I can see where you want to go from there, which is to slip the limit past the integral sign. But exchanging limiting operations (applied to a function of a complex variable in this case) is a delicate business, which needs careful justification. There's a substantial theorem being secretly used here!

In fact, this looks like a very neat way to show that $\lim_{z\to0}\tfrac{\sin z}z=1$, and the change-of-limiting-operations procedure is justified, essentially because the function (z,y)→cos(zy) is locally uniformly continuous. But that takes at least as much machinery to prove as the other methods proposed in the previous comments.
• Dec 6th 2008, 02:56 AM
aurora
Having hardly studied anything yet aside limit theorems and a bit of complex differentiation, I definitely cannot use the idea suggested above, but thanks :)
• Dec 6th 2008, 03:42 AM
Sean12345
Hi Aurora,

I shall give a [very] brief proof. Someone will pick me up if there are any mistakes.

If $0 < x < \frac{\pi}{2}$ then there is not much difficulty in showing that $\sin x < x < \tan x$ . Since we are assuming $0 < x < \frac{\pi}{2}$ then we know that $\sin x >0$ and thus $1 < \frac{x}{\sin x} < \frac{1}{\cos x}$ . In other words,

$\cos x < \frac {\sin x}{x} < 1~~(*)$

Note that $1-\cos x=(1-\cos x)\cdot \frac{1+\cos x}{1+\cos x}=\frac{1-\cos^2 x}{1+\cos x}=\frac{\sin^2 x}{1+\cos x}$

Since we are assuming that $0 < x < \frac{\pi}{2}$ then $\cos x > 0$ and thus $\frac{\sin^2x}{1+\cos x}<\sin^2 x and hence from $(*)$ we have

$1-x^2<\frac{\sin x}{x}<1~~(**)$

We have been assuming that $0 < x < \frac{\pi}{2}$ but equation $(**)$ also holds if $-\frac{\pi}{2}< x < 0$ since $(-x)^2=x^2$ and $\sin (-x)=-\sin x$ . We know that we have $x\approx 0$ and so using equation $(**)$ and the squeeze theorem we can see that

$
\lim_{x\rightarrow 0}{\frac{\sin x}{x}}= \lim_{x\rightarrow 0}{(1-x^2)}=
\lim_{x\rightarrow 0}{1}=1
$

Hope this helps.
• Dec 6th 2008, 03:53 AM
Laurent
Quote:

Originally Posted by aurora
However, a friend of mine has only 10 minutes ago told me of something he thought of:
lim sinz/z = lim (sinz-sin(0))/(z-0) = sin'(0) = cos(0)

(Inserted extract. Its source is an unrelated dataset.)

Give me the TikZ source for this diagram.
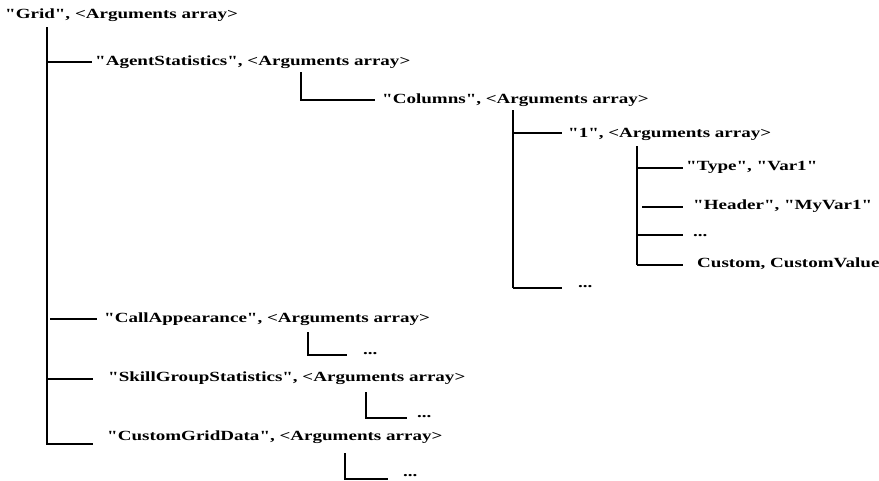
\documentclass[tikz,border=0pt]{standalone}
\usepackage{fontspec}
\font\treefont="Liberation Serif/B:extend=1.36;mapping=" at 14pt
\usepackage{tikz}

\tikzset{
  lbl/.style={anchor=west, inner sep=0pt, text height=10pt, text depth=3pt, font=\treefont},
  branch/.style={line width=1.3pt},
  heavy/.style={line width=2.6pt}
}

\begin{document}
\begin{tikzpicture}[x=1pt,y=-1pt]
\useasboundingbox (0,0) rectangle (879,480);

\node[lbl] (grid) at (5,15) {"Grid", <Arguments array>};
\node[lbl] (agent) at (95,62) {"AgentStatistics", <Arguments array>};
\node[lbl] (columns) at (382,100) {"Columns", <Arguments array>};
\node[lbl] (one) at (568,134) {"1", <Arguments array>};
\node[lbl] (type) at (686,167) {"Type", "Var1"};
\node[lbl] (header) at (693,206) {"Header", "MyVar1"};
\node[lbl] (onedots) at (693,233) {...};
\node[lbl] (custom) at (697,264) {Custom, CustomValue};
\node[lbl] (coldots) at (578,284) {...};
\node[lbl] (call) at (104,319) {"CallAppearance", <Arguments array>};
\node[lbl] (calldots) at (363,351) {...};
\node[lbl] (skill) at (108,378) {"SkillGroupStatistics", <Arguments array>};
\node[lbl] (skilldots) at (417,414) {...};
\node[lbl] (cgd) at (107,437) {"CustomGridData", <Arguments array>};
\node[lbl] (cgddots) at (403,473) {...};

\coordinate (gridbar) at (47,27);
\coordinate (agentend) at (92,62);
\coordinate (callend) at (97,319);
\coordinate (skillend) at (93,379);
\coordinate (cgdend) at (93,444);
\draw[branch] (gridbar) |- (cgdend);
\draw[branch] (gridbar |- agentend) -- (agentend);
\draw[branch] ([xshift=3pt]gridbar |- callend) -- (callend);
\draw[heavy] (gridbar |- skillend) -- (skillend);

\coordinate (agentbar) at (301,72);
\coordinate (columnsend) at (375,100);
\draw[branch] (agentbar) |- (columnsend);

\coordinate (columnsbar) at (513,110);
\coordinate (oneend) at (562,133);
\coordinate (coldotsend) at (562,288);
\draw[heavy] (columnsbar) -- (columnsbar |- coldotsend);
\draw[branch] (columnsbar |- oneend) -- (oneend);
\draw[branch] (columnsbar |- coldotsend) -- (coldotsend);

\coordinate (onebar) at (637,146);
\coordinate (typeend) at (683,168);
\coordinate (headerend) at (683,207);
\coordinate (onedotsend) at (683,235);
\coordinate (customend) at (683,265);
\draw[branch] (onebar) -- (onebar |- customend);
\draw[branch] (onebar |- typeend) -- (typeend);
\draw[branch] ([xshift=5pt]onebar |- headerend) -- (headerend);
\draw[branch] (onebar |- onedotsend) -- (onedotsend);
\draw[heavy] (onebar |- customend) -- (customend);

\coordinate (callbar) at (308,332);
\coordinate (calldotsend) at (347,355);
\draw[heavy] (callbar) |- (calldotsend);

\coordinate (skillbar) at (366,392);
\coordinate (skilldotsend) at (407,418);
\draw[heavy] (skillbar) |- (skilldotsend);

\coordinate (cgdbar) at (345,453);
\coordinate (cgddotsend) at (388,479);
\draw[branch] (cgdbar) |- (cgddotsend);

\end{tikzpicture}
\end{document}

of course I only need to show sin'x = cosx, but I think that's not gonna be hard...

If you've studied a bit of complex differentiation, you probably know how to differentiate the exponential function (same formula as for the exponential function on real numbers). Then, since you've probably defined $\sin z=\frac{e^{iz}-e^{-iz}}{2i}$ (and $\cos z=\frac{e^{iz}+e^{-iz}}{2}$), you can prove that indeed $\sin'z=\cos z$ for complex $z$, and apply your friend's idea.
• Dec 6th 2008, 07:47 AM
aurora
Laurent, thanks :)

Sean, thank you too, but notice that the function here is complex, and your proof is relevant only in the real case....
However, thank you for the bother! (Wink)
• Dec 6th 2008, 09:55 AM
Mathstud28
Quote:

Originally Posted by Opalg
I can see where you want to go from there, which is to slip the limit past the integral sign. But exchanging limiting operations (applied to a function of a complex variable in this case) is a delicate business, which needs careful justification. There's a substantial theorem being secretly used here!

In fact, this looks like a very neat way to show that $\lim_{z\to0}\tfrac{\sin z}z=1$, and the change-of-limiting-operations procedure is justified, essentially because the function (z,y)→cos(zy) is locally uniformly continuous. But that takes at least as much machinery to prove as the other methods proposed in the previous comments.

Since $-x\sin(xy)$ is bounded in the neighborhood of zero can we not say that $\cos(xy)$ is uniformly continous in terms of this integral?
• Dec 6th 2008, 04:27 PM
ThePerfectHacker
I do not understand why to use all the unnecessary proofs because, by definition, $\sin z$ is defined in terms its power series*.
That is what Opalg did.

*)Every formal text on complex analysis would define sine in terms of a power series. If not, like through exponentials, then we can use the power series on the exponential to derive the power series for sine. Thus, the power series definition is basically the definition for sine. So why use any other approach?